The documentary is not limited to interviews in the byways of Père-Lachaise. With a few lyrical asides, Ms. Honigmann explores the idea of absence and coming to terms with death’s visceral immediacy and gaping abstraction. The sense of reaching out to connect is palpable in a brief, eloquent visit with three blind friends as they watch a movie at home by listening and constantly commenting to one another. (The film is “Les Diaboliques,” starring Simone Signoret, who is buried at Père-Lachaise.)
The trio’s enjoyment of “Les Diaboliques” also serves as a casual, day-to-day example of Ms. Honigmann’s abiding view of art as part of life. Despite the ceaseless waves of documentaries proclaiming the indisputable uniqueness and vitality of this or that musician, painter, writer, or fashion designer, “Forever” is one of the very few where we genuinely feel how necessary, how much of a lifeblood (or life preserver), art can be.
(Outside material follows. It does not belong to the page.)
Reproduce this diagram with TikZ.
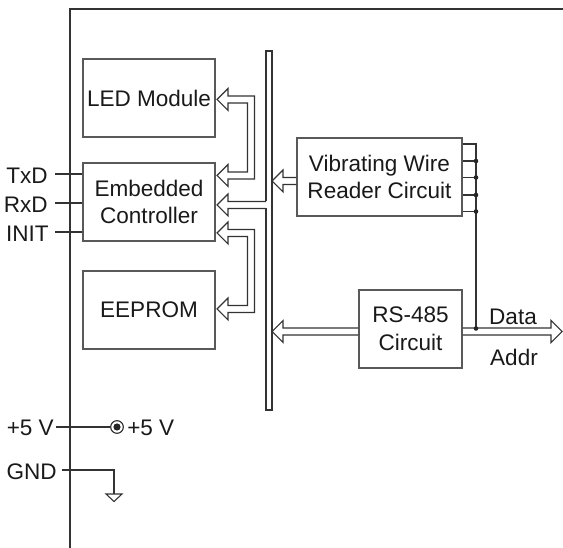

Ms. Honigmann, a filmmaker not much distributed in this country and the subject of a 2003 retrospective at the Museum of Modern Art, doesn’t queue up experts and personalities to attest to the enduring importance and appeal of great art. She simply elicits heartfelt, tentative responses from people like an expat Iranian cabbie, who carries his commonplace book of verse everywhere, or from a tour guide at Père-Lachaise, who is drawn to the nearly obliterated inscriptions of poetry on a little-known grave.
Probing life, death, and art, a lesser film might have collapsed, but “Forever” is not some grand, airy masterpiece, nor does it aspire to be. Ms. Honigmann’s unnerving visit with an intensely focused undertaker (who loves Modigliani) as he retouches a young woman’s face returns the film, along with its many mourning interviewees, to the inescapable reality of death. Yet the modesty of “Forever” before its task spares the film the burden of attempting an overarching explanation of that which cannot be simply explained.